Thus a revocation of the invitation to President Mugabe would not
have been surprising to him; he would have understood the reasons.
It is also on record that during Mugabe campaign in 2002 he openly
said does not value those nationalities from other neighboring countries
although they helped build Zimbabwe economically.
The
Concerned CSOs are surprised at the economic argument put forth
by OPC as one of the major reasons for maintaining good relations
with Zimbabwe. The whole world has followed with sadness the total
collapse of the once thriving economy of Zimbabwe. Any pretence
at Malawi benefiting from Zimbabwe economically is farcical. As
for the Zimbabwe corridor for Malawi’s exports to South African
ports and imports through South Africa, one would wish to remind
the OPC, in case the officials there had forgotten. When the Mozambique
government closed its border with Rhodesia in 1976, Malawi was forced
to use the long route through Zambia and, despite the high cost
this meant in terms of transportation, the country survived until
the route was re-opened after the end of the civil war in Mozambique
in 1994. The situation is different today as Malawi now has more
options than it had in 1976. The Port of Nacala in Mozambique as
well as that of Dar es Salaam in Tanzania still offers cheaper options
than Durban and Port Elizabeth in South Africa. It is Zimbabwe that
would suffer more in the event that Malawi stopped using the Zimbabwe
route.
As
for the "growing rift between Zimbabwe and the West",
we the concerned CSOs wonder rather that our President would have
first sought ways to end the conflict between his administration
and the opposition parties and thus bring to an end the tensions
and divisions that have gripped the country over the past 23 months.

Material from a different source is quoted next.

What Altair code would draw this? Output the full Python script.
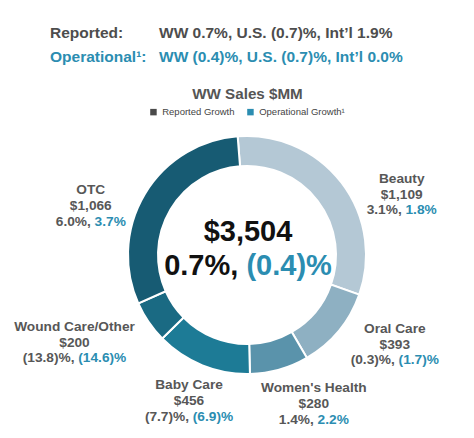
import math
import altair as alt
import pandas as pd

# ---------------- data ----------------
categories = ["Beauty", "Oral Care", "Women's Health", "Baby Care", "Wound Care/Other", "OTC"]
sales = [1109, 393, 280, 456, 200, 1066]
sales_labels = ["$1,109", "$393", "$280", "$456", "$200", "$1,066"]
reported = ["3.1%", "(0.3)%", "1.4%", "(7.7)%", "(13.8)%", "6.0%"]
operational = ["1.8%", "(1.7)%", "2.2%", "(6.9)%", "(14.6)%", "3.7%"]
slice_colors = ["#b4c8d5", "#8eb0c2", "#5a93ab", "#1d7b96", "#1a6a83", "#175b73"]

total_label = "$3,504"
total_reported = "0.7%"
total_operational = "(0.4)%"

header_labels = ["Reported:", "Operational¹:"]
header_values = ["WW 0.7%, U.S. (0.7)%, Int’l 1.9%", "WW (0.4)%, U.S. (0.7)%, Int’l 0.0%"]
chart_title = "WW Sales $MM"
legend_labels = ["Reported Growth", "Operational Growth¹"]
legend_colors = ["#4a4a4a", "#2b8db1"]

# ---------------- styles / layout ----------------
GRAY = "#575757"
DARK = "#4d4d4d"
TEAL = "#2b8db1"
FONT = "Liberation Sans"
LABEL_SIZE = 13.7
CENTER_SIZE = 29
LINE = 15.8
OFF = 8  # page margin

# label anchor: centre x, baseline of first line (page coordinates)
label_anchor = {
    "Beauty": (401.7, 182.7),
    "Oral Care": (394.8, 332.7),
    "Women's Health": (313.8, 392.3),
    "Baby Care": (189.0, 389.3),
    "Wound Care/Other": (74.5, 330.7),
    "OTC": (90.8, 194.0),
}

# Helvetica-Bold advance widths (Liberation Sans Bold is metric compatible)
W = {str(d): 556 for d in range(10)}
W.update({".": 278, ",": 278, " ": 278, "%": 889, "(": 333, ")": 333, "$": 556})


def tw(s, size):
    return sum(W.get(c, 556) for c in s) / 1000 * size


rows = []


def add(text, x, y, color, size, align):
    rows.append(dict(text=text, x=x - OFF, y=y - OFF, color=color, size=size, align=align))


def split_line(a, b, cx, y, size, ca, cb):
    ga = a + ","
    total = tw(ga, size) + tw(" ", size) + tw(b, size)
    left = cx - total / 2
    xs = left + tw(ga, size)
    add(ga, xs, y, ca, size, "right")
    add(b, xs + tw(" ", size), y, cb, size, "left")


# header
add(header_labels[0], 50, 38, DARK, 15.5, "left")
add(header_values[0], 159, 38, DARK, 15.5, "left")
add(header_labels[1], 50, 62, TEAL, 15.5, "left")
add(header_values[1], 159, 62, TEAL, 15.5, "left")
add(chart_title, 247.5, 99, "#555555", 15.2, "center")

# centre
add(total_label, 248, 241, "#111111", CENTER_SIZE, "center")
split_line(total_reported, total_operational, 248, 275, CENTER_SIZE, "#111111", TEAL)

# slice labels
for c, s, r, o in zip(categories, sales_labels, reported, operational):
    cx, by = label_anchor[c]
    add(c, cx, by, GRAY, LABEL_SIZE, "center")
    add(s, cx, by + LINE, GRAY, LABEL_SIZE, "center")
    split_line(r, o, cx, by + 2 * LINE, LABEL_SIZE, GRAY, TEAL)

texts = pd.DataFrame(rows)

slices = pd.DataFrame({"cat": categories, "sales": sales, "idx": list(range(len(categories)))})

start = math.radians(-4.5)

arcs = alt.Chart(slices).mark_arc(
    outerRadius=119, innerRadius=89, stroke="white", strokeWidth=2
).encode(
    theta=alt.Theta("sales:Q", stack=True, scale=alt.Scale(range=[start, start + 2 * math.pi])),
    order=alt.Order("idx:Q"),
    color=alt.Color("cat:N", scale=alt.Scale(domain=categories, range=slice_colors), legend=None),
    x=alt.value(247 - OFF),
    y=alt.value(255 - OFF),
)

legend_df = pd.DataFrame({"g": legend_labels})
legend_layer = alt.Chart(legend_df).mark_square(opacity=0).encode(
    x=alt.value(0),
    y=alt.value(0),
    fill=alt.Fill(
        "g:N",
        scale=alt.Scale(domain=legend_labels, range=legend_colors),
        legend=alt.Legend(
            orient="none", legendX=148.7 - OFF, legendY=112 - OFF - 5,
            direction="horizontal", title=None, symbolType="square",
            symbolSize=42, symbolOpacity=1, symbolStrokeWidth=0,
            labelFont=FONT, labelFontSize=9.5, labelColor="#444444",
            labelOffset=4, columnPadding=11, labelFontWeight="normal",
        ),
    ),
)


def text_layer(align):
    return alt.Chart(texts).transform_filter(alt.datum.align == align).mark_text(
        align=align, baseline="alphabetic", font=FONT, fontWeight="bold"
    ).encode(
        x=alt.X("x:Q", scale=None, axis=None),
        y=alt.Y("y:Q", scale=None, axis=None),
        text="text:N",
        color=alt.Color("color:N", scale=None),
        size=alt.Size("size:Q", scale=None),
    )


chart = alt.layer(
    arcs, legend_layer, text_layer("center"), text_layer("left"), text_layer("right")
).resolve_scale(color="independent").properties(
    width=458, height=422, autosize=alt.AutoSizeParams(type="none"), padding=0, background="white"
).configure_view(stroke=None)

chart.save("out.html", embed_options={"renderer": "svg", "actions": False})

Given President Mutharika’s adamant rejection of any initiatives
to reconcile his administration and the opposition, one hand, and
between him and his Vice President, on the other, we do not believe
that either Mugabe or the Western countries would consider him as
a credible inter-locuter.
On
the matter of financing for the Midima Road, we the concerned CSOs
would have wished the OPC to have explained in detail how the government
had managed to save money, from its own resources, whether tax payers
or not, sufficient to cover the cost of constructing such a major
road project, is the Malawi government really prepared to bear the
consequences of allowing the country to be turned into a platform
from which the Zimbabwean President would turn into a platform for
blasting some of the donor countries on whose financial and other
assistance Malawi so largely depends.
In
concluding, we the Concerned CSOs wish to reiterate the plea that
the awarding of national honours, whatever they may be and in whatever
manner, should be done in a transparent manner and, preferably,
after wide consultations. For, in our view, such honours are presumed
to be made by the government on behalf of the people of Malawi.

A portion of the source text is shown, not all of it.